▶ [THE PROBLEM]:
Exactly repeat the lines starting at the one that holds "Rebuild this diagram" and ending at the one that holds "(680,1082) -- (1048,1082);". Both end lines count; leave out everything else.

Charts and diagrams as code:
□ □ □ □
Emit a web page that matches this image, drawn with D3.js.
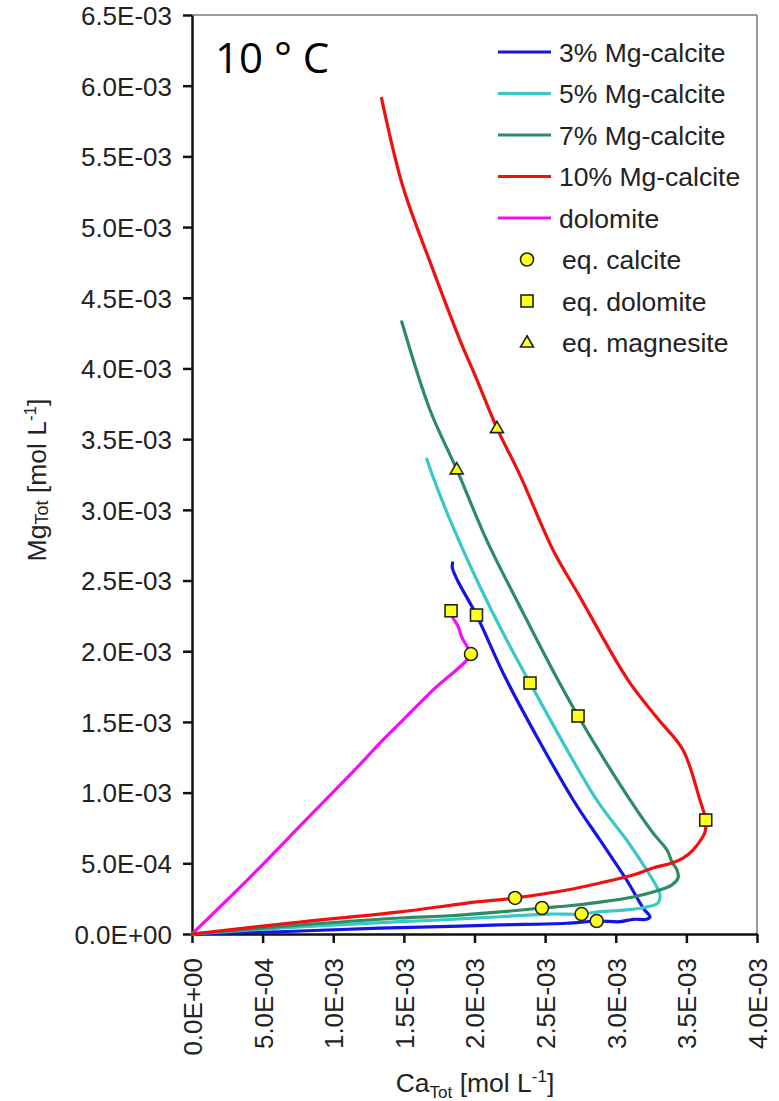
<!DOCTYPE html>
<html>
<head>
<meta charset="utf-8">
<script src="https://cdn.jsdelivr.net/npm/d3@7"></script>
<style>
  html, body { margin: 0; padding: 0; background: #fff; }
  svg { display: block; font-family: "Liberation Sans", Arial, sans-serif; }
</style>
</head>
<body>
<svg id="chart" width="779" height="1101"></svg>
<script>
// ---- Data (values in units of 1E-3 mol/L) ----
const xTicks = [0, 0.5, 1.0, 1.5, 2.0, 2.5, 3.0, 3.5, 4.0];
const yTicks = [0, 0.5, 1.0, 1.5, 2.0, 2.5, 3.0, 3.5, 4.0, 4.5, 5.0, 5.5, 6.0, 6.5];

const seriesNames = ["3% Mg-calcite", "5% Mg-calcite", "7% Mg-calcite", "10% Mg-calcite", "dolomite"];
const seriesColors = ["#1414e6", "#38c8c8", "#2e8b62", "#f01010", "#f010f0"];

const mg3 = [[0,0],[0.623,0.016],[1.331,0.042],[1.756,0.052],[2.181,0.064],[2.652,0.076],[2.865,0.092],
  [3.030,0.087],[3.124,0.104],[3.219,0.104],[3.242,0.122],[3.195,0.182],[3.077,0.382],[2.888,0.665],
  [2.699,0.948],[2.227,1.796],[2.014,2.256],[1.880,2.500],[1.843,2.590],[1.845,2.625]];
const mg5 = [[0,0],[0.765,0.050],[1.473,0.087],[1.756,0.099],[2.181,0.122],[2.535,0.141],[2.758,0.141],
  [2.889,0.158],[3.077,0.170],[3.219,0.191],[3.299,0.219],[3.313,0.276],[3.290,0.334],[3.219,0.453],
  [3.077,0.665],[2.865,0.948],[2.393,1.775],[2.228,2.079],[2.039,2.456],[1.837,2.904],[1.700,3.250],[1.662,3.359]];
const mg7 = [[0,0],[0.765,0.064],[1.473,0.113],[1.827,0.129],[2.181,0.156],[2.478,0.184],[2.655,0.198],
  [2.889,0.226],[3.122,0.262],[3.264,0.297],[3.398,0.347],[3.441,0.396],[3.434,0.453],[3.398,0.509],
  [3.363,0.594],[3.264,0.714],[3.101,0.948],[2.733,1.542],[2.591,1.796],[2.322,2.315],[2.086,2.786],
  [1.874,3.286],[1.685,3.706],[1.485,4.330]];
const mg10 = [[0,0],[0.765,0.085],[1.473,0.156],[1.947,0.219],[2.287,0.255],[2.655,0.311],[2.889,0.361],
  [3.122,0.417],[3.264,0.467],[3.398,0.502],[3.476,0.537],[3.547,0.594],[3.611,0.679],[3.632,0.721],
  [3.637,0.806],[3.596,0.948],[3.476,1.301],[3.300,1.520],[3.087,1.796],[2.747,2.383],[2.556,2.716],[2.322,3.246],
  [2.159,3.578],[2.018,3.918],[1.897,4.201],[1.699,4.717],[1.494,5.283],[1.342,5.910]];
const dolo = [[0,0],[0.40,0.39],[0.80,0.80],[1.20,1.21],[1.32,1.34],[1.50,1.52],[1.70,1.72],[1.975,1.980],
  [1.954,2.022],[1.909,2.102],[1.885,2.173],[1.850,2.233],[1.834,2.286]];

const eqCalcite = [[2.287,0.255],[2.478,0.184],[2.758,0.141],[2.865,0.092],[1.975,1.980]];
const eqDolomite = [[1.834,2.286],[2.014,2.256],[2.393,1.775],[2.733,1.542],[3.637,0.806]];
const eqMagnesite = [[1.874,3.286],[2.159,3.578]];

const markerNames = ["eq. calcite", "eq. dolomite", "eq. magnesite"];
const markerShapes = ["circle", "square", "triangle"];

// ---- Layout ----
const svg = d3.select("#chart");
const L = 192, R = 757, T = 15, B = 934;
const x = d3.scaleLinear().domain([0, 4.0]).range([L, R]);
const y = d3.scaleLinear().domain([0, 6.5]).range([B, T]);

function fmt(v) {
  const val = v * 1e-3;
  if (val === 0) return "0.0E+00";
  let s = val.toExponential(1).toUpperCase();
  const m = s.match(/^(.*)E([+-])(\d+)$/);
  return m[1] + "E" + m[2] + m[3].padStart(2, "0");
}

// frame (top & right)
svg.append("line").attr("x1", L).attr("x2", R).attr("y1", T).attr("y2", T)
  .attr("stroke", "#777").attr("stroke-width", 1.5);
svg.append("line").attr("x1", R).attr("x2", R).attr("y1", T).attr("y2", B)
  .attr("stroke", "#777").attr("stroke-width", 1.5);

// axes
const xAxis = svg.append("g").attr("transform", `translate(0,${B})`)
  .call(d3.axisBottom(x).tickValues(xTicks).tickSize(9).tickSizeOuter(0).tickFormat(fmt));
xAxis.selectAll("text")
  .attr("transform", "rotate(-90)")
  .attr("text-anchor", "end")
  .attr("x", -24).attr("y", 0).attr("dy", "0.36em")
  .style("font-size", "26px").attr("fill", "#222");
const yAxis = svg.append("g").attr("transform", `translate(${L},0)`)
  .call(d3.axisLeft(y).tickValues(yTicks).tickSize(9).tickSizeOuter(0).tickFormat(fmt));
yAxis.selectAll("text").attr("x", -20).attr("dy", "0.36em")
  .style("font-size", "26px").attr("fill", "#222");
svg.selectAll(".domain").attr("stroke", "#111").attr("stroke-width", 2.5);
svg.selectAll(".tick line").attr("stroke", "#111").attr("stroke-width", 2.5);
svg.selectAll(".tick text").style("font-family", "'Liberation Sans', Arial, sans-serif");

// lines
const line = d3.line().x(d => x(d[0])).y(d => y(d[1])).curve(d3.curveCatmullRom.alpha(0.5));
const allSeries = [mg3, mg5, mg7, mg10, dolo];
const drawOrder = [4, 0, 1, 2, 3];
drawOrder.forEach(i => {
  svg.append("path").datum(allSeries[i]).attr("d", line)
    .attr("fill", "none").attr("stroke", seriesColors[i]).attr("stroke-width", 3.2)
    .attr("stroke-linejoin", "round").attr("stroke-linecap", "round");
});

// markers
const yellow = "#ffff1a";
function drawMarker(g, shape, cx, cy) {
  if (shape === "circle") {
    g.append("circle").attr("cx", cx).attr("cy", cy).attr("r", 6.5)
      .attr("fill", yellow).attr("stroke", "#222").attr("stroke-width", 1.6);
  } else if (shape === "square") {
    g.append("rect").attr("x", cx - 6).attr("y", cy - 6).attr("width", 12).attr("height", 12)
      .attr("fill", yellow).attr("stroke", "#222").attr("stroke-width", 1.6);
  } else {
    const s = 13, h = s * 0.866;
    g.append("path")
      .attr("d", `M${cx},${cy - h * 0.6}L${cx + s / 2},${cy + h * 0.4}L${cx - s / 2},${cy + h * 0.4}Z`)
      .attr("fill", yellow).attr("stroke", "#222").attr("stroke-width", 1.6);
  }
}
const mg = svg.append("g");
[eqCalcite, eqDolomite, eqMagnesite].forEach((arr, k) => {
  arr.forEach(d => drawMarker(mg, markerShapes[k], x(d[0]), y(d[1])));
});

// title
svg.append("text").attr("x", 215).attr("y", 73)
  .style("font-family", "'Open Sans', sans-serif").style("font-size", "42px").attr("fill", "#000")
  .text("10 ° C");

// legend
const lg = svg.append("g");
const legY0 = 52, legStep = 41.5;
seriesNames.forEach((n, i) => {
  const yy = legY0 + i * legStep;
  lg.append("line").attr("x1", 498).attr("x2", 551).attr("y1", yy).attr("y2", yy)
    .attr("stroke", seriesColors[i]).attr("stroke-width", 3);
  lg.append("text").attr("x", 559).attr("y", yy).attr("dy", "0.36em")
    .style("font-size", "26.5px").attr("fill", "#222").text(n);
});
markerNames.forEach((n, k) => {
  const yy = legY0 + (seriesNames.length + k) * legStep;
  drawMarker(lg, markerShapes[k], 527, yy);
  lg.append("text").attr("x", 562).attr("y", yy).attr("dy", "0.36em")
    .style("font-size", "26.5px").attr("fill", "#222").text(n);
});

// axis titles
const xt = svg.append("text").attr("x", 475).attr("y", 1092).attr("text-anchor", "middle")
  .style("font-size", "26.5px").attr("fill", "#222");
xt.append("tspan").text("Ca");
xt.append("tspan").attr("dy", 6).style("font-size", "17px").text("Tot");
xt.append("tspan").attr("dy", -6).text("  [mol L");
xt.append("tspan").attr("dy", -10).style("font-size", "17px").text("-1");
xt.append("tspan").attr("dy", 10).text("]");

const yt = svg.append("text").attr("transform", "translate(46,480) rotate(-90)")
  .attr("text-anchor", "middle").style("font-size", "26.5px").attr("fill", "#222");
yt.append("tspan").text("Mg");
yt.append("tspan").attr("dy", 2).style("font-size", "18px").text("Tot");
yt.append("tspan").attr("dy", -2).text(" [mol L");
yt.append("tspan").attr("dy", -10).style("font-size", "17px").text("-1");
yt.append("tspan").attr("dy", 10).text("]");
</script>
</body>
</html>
□ □ □ □
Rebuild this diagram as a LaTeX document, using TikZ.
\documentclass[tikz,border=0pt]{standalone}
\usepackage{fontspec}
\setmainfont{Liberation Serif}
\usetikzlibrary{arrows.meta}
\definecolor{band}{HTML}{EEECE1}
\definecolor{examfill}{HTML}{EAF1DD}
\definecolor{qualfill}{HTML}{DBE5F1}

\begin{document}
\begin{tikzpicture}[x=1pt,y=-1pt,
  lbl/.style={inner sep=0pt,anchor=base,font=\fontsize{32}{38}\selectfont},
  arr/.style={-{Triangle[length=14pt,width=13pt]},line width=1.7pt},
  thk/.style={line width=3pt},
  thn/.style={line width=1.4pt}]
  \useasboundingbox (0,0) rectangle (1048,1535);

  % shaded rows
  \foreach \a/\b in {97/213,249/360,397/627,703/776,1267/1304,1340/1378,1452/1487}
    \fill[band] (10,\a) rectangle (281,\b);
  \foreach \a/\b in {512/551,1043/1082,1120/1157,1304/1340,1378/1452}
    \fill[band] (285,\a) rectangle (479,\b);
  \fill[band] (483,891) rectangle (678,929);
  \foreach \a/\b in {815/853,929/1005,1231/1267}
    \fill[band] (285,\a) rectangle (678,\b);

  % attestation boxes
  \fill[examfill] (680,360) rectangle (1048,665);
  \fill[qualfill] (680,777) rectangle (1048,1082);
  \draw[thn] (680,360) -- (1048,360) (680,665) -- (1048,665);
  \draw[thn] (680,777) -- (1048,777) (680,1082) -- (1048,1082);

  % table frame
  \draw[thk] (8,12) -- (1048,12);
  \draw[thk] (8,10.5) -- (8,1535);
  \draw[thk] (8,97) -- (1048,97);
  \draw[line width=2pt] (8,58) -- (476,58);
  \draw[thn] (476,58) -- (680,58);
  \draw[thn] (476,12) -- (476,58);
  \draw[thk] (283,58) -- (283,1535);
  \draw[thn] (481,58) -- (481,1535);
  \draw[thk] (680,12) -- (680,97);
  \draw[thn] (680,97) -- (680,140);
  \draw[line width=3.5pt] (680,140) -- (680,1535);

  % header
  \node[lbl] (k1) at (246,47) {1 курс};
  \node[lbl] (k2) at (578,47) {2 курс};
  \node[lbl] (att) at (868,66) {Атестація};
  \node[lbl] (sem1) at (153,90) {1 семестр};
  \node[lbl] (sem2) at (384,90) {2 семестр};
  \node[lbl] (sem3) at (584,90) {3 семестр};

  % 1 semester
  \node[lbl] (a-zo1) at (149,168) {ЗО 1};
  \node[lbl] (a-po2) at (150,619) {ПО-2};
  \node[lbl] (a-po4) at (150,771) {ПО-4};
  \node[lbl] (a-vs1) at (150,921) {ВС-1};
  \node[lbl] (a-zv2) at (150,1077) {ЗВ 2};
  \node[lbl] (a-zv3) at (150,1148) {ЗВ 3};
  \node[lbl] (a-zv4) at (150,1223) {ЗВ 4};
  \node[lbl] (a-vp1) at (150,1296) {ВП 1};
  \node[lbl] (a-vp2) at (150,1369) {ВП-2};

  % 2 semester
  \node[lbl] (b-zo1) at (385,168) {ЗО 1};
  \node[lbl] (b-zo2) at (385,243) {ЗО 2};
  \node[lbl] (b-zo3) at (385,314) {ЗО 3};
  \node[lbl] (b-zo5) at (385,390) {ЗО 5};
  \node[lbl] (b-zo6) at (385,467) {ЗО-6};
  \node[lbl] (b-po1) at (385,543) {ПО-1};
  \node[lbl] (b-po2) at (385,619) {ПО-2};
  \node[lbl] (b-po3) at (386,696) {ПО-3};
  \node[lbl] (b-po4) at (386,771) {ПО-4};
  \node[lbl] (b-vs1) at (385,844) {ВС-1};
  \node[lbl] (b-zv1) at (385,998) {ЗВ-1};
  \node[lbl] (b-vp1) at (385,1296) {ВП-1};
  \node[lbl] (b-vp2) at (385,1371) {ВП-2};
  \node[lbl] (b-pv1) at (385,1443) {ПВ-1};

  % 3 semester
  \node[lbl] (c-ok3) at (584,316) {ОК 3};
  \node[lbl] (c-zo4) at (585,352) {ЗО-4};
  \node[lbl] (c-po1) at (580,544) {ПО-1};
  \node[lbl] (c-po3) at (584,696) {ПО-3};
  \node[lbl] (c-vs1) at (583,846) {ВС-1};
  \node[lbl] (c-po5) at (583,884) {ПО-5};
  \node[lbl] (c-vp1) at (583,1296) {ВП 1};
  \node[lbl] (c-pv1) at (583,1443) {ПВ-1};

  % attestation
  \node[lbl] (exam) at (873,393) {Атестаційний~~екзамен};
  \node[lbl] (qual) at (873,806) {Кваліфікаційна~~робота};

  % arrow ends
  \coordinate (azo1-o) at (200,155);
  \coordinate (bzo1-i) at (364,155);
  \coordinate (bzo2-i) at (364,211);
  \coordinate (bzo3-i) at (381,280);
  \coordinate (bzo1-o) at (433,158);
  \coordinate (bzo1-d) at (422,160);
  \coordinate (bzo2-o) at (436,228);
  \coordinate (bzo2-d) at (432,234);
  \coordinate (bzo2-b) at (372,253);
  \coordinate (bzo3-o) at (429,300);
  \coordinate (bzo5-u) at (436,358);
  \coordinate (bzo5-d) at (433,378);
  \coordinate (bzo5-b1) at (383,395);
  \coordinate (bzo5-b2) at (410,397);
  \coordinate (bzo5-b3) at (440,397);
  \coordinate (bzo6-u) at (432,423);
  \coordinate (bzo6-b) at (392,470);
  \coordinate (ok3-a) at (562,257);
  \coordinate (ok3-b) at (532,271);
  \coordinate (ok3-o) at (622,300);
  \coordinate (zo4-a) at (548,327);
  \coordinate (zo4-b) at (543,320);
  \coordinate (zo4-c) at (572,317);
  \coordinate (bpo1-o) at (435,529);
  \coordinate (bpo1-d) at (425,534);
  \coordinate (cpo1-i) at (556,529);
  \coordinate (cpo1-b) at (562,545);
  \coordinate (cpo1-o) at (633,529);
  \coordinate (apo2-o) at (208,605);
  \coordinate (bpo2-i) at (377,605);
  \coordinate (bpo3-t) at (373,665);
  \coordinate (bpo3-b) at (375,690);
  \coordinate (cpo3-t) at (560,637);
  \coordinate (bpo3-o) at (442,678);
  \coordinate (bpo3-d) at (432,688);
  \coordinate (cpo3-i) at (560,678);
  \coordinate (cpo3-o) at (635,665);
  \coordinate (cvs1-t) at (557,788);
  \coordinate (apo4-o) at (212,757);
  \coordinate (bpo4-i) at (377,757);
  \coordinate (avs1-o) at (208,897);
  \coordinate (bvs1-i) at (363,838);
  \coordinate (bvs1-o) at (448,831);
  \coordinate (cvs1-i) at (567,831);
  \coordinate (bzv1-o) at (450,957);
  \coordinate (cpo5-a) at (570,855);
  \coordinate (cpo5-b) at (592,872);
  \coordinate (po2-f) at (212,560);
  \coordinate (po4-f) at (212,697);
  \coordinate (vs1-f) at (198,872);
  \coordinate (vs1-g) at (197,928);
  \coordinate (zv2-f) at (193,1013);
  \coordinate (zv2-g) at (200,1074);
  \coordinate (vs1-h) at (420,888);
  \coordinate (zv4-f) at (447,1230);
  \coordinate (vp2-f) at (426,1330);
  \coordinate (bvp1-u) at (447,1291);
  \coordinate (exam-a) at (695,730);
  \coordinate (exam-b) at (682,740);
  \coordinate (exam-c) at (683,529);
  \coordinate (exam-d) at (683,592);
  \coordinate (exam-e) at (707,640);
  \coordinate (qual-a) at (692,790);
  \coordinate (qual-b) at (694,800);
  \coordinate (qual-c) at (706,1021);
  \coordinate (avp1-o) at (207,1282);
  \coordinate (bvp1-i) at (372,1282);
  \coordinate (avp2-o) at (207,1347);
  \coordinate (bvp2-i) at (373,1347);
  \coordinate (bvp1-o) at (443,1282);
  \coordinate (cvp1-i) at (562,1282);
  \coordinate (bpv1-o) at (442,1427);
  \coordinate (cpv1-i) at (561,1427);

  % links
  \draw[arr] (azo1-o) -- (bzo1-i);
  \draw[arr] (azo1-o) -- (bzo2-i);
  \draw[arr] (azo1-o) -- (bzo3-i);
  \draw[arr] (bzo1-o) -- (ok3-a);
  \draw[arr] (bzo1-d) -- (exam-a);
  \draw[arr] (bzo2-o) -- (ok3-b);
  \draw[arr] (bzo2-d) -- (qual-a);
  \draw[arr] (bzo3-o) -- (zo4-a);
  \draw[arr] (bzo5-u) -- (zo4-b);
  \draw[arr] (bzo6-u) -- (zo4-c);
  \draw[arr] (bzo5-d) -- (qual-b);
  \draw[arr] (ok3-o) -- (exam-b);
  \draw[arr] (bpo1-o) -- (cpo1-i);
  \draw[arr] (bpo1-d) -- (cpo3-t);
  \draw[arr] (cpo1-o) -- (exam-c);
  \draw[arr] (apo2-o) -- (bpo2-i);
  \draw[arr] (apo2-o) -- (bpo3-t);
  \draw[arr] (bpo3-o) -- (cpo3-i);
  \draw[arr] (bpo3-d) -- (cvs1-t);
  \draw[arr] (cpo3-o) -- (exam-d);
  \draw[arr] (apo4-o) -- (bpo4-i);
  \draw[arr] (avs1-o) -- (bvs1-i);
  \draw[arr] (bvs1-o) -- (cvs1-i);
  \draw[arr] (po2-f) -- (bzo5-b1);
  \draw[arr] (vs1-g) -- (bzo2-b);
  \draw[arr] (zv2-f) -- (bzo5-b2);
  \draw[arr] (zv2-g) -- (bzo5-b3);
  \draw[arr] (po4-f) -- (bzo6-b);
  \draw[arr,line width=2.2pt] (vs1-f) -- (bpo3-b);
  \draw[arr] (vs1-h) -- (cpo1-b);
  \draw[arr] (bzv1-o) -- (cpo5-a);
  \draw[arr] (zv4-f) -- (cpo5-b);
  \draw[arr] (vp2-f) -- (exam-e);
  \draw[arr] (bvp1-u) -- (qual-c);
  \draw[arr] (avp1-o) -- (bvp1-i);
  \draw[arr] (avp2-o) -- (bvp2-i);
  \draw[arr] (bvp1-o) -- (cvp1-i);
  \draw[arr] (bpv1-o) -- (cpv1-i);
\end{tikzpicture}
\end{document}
□ □ □ □
▶ [WORKED ANSWER]:
Rebuild this diagram as a LaTeX document, using TikZ.
\documentclass[tikz,border=0pt]{standalone}
\usepackage{fontspec}
\setmainfont{Liberation Serif}
\usetikzlibrary{arrows.meta}
\definecolor{band}{HTML}{EEECE1}
\definecolor{examfill}{HTML}{EAF1DD}
\definecolor{qualfill}{HTML}{DBE5F1}

\begin{document}
\begin{tikzpicture}[x=1pt,y=-1pt,
  lbl/.style={inner sep=0pt,anchor=base,font=\fontsize{32}{38}\selectfont},
  arr/.style={-{Triangle[length=14pt,width=13pt]},line width=1.7pt},
  thk/.style={line width=3pt},
  thn/.style={line width=1.4pt}]
  \useasboundingbox (0,0) rectangle (1048,1535);

  % shaded rows
  \foreach \a/\b in {97/213,249/360,397/627,703/776,1267/1304,1340/1378,1452/1487}
    \fill[band] (10,\a) rectangle (281,\b);
  \foreach \a/\b in {512/551,1043/1082,1120/1157,1304/1340,1378/1452}
    \fill[band] (285,\a) rectangle (479,\b);
  \fill[band] (483,891) rectangle (678,929);
  \foreach \a/\b in {815/853,929/1005,1231/1267}
    \fill[band] (285,\a) rectangle (678,\b);

  % attestation boxes
  \fill[examfill] (680,360) rectangle (1048,665);
  \fill[qualfill] (680,777) rectangle (1048,1082);
  \draw[thn] (680,360) -- (1048,360) (680,665) -- (1048,665);
  \draw[thn] (680,777) -- (1048,777) (680,1082) -- (1048,1082);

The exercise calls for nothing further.